WHAT THE EXERCISE ASKS — Shown below is a listing with pictures; reproduce exactly, and only, the lines between the ones containing "Write the matplotlib code for this chart." and "fontsize=10, fontweight='bold', labelpad=4)", inclusive, leaving the pictures out.

DATA TO PROCESS —
────────────────
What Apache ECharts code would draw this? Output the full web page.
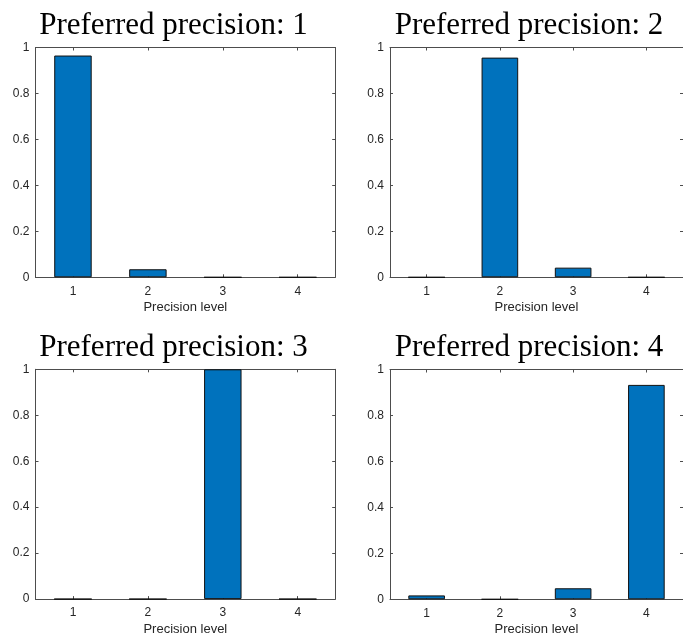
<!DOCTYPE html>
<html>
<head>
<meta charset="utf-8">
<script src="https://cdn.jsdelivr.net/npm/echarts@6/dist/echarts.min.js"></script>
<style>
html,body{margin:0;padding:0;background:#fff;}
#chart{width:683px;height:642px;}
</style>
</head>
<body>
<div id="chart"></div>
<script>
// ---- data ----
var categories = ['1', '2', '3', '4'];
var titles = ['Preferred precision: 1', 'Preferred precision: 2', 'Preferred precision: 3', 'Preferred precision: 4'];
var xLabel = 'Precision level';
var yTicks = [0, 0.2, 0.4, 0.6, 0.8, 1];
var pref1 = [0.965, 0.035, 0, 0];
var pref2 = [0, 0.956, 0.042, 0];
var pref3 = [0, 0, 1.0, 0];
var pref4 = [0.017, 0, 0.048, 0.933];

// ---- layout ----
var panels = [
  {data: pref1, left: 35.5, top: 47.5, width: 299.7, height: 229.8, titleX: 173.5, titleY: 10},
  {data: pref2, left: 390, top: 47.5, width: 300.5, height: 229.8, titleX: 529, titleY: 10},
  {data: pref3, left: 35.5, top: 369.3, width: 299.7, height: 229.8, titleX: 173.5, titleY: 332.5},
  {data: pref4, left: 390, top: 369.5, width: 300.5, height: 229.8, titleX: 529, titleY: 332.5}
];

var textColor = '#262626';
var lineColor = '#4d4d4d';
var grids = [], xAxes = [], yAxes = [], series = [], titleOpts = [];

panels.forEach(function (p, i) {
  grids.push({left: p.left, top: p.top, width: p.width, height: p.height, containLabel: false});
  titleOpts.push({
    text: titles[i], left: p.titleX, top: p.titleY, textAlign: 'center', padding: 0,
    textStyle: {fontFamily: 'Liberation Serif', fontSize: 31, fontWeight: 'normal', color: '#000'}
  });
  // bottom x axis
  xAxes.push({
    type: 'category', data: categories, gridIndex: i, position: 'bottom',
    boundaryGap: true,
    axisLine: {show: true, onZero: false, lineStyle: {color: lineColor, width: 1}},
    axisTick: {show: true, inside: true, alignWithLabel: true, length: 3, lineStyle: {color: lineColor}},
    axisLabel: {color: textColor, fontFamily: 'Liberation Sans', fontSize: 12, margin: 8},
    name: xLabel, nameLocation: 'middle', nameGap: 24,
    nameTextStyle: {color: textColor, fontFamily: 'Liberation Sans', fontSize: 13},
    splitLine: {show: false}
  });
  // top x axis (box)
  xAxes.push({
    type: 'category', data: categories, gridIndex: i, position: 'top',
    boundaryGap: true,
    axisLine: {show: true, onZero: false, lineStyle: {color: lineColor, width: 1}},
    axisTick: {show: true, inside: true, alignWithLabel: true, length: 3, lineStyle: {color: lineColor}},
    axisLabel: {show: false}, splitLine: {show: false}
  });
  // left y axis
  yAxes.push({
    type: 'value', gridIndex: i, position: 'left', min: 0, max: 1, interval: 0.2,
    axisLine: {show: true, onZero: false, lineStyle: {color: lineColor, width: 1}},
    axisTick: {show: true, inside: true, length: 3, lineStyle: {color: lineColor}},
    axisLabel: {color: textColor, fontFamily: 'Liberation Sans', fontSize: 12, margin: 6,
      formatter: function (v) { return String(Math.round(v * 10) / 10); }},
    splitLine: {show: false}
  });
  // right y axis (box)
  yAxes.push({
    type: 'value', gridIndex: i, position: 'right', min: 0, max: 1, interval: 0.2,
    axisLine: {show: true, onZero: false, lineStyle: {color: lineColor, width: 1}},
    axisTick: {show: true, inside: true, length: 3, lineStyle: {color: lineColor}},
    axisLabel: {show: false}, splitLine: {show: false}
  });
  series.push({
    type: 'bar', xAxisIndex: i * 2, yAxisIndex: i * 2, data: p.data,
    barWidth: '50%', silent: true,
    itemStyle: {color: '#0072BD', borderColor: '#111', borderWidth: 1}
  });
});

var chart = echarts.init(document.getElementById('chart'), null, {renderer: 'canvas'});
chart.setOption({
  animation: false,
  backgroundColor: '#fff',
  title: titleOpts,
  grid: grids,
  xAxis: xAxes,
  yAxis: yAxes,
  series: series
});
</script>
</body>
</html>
────────────────
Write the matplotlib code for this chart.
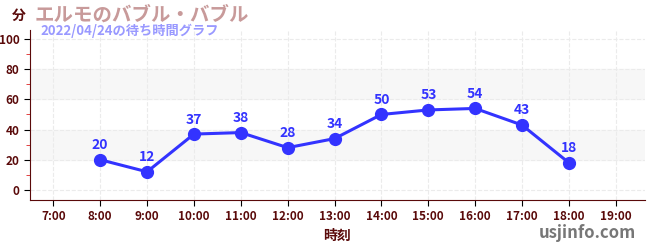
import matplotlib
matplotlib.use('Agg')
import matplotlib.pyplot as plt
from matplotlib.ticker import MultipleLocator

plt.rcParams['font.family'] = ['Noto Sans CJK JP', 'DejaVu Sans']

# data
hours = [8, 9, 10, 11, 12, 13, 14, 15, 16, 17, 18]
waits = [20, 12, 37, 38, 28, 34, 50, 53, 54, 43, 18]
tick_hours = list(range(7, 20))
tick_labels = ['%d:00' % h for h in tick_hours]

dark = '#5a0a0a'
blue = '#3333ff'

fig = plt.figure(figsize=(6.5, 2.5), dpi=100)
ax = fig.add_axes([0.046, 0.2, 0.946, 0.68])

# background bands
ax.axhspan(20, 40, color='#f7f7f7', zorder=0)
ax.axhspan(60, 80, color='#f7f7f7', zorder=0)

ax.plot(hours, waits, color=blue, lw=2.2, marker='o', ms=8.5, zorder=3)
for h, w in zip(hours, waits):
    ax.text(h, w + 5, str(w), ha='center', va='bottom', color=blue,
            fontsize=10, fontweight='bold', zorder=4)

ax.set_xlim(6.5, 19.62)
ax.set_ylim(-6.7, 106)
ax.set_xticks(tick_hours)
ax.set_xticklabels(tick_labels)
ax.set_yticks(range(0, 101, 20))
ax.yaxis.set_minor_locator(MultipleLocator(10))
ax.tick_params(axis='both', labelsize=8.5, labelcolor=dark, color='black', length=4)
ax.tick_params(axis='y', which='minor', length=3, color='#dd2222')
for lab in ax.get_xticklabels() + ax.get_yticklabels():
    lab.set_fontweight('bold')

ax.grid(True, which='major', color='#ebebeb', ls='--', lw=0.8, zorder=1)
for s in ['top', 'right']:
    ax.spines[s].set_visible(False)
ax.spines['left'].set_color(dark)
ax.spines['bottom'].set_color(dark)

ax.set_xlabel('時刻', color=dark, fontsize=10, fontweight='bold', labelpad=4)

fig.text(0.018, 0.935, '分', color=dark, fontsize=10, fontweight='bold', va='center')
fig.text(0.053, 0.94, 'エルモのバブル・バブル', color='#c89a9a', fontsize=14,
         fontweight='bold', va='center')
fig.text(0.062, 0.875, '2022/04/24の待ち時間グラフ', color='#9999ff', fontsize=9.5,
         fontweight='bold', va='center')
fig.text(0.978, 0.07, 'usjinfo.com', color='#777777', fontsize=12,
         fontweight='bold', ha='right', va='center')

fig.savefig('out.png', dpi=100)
────────────────
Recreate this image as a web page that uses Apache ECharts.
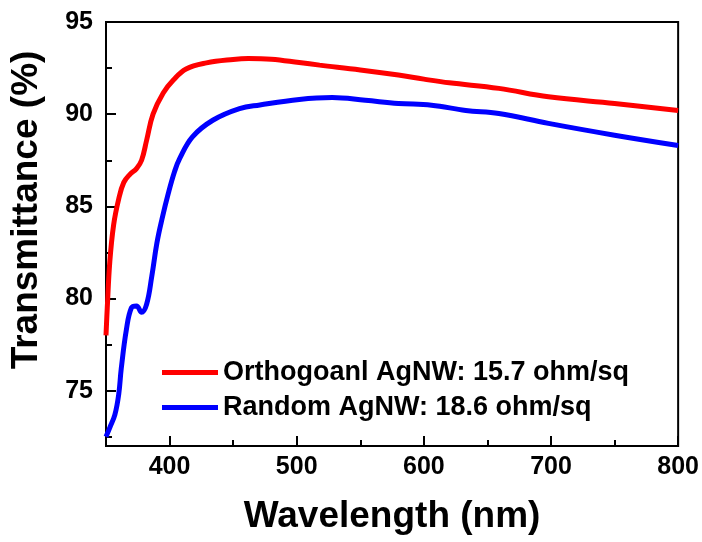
────────────────
RESPONSE —
Write the matplotlib code for this chart.
import matplotlib
matplotlib.use('Agg')
import matplotlib.pyplot as plt
from matplotlib.ticker import MultipleLocator

plt.rcParams['font.family'] = ['Noto Sans CJK JP', 'DejaVu Sans']

# data
hours = [8, 9, 10, 11, 12, 13, 14, 15, 16, 17, 18]
waits = [20, 12, 37, 38, 28, 34, 50, 53, 54, 43, 18]
tick_hours = list(range(7, 20))
tick_labels = ['%d:00' % h for h in tick_hours]

dark = '#5a0a0a'
blue = '#3333ff'

fig = plt.figure(figsize=(6.5, 2.5), dpi=100)
ax = fig.add_axes([0.046, 0.2, 0.946, 0.68])

# background bands
ax.axhspan(20, 40, color='#f7f7f7', zorder=0)
ax.axhspan(60, 80, color='#f7f7f7', zorder=0)

ax.plot(hours, waits, color=blue, lw=2.2, marker='o', ms=8.5, zorder=3)
for h, w in zip(hours, waits):
    ax.text(h, w + 5, str(w), ha='center', va='bottom', color=blue,
            fontsize=10, fontweight='bold', zorder=4)

ax.set_xlim(6.5, 19.62)
ax.set_ylim(-6.7, 106)
ax.set_xticks(tick_hours)
ax.set_xticklabels(tick_labels)
ax.set_yticks(range(0, 101, 20))
ax.yaxis.set_minor_locator(MultipleLocator(10))
ax.tick_params(axis='both', labelsize=8.5, labelcolor=dark, color='black', length=4)
ax.tick_params(axis='y', which='minor', length=3, color='#dd2222')
for lab in ax.get_xticklabels() + ax.get_yticklabels():
    lab.set_fontweight('bold')

ax.grid(True, which='major', color='#ebebeb', ls='--', lw=0.8, zorder=1)
for s in ['top', 'right']:
    ax.spines[s].set_visible(False)
ax.spines['left'].set_color(dark)
ax.spines['bottom'].set_color(dark)

ax.set_xlabel('時刻', color=dark, fontsize=10, fontweight='bold', labelpad=4)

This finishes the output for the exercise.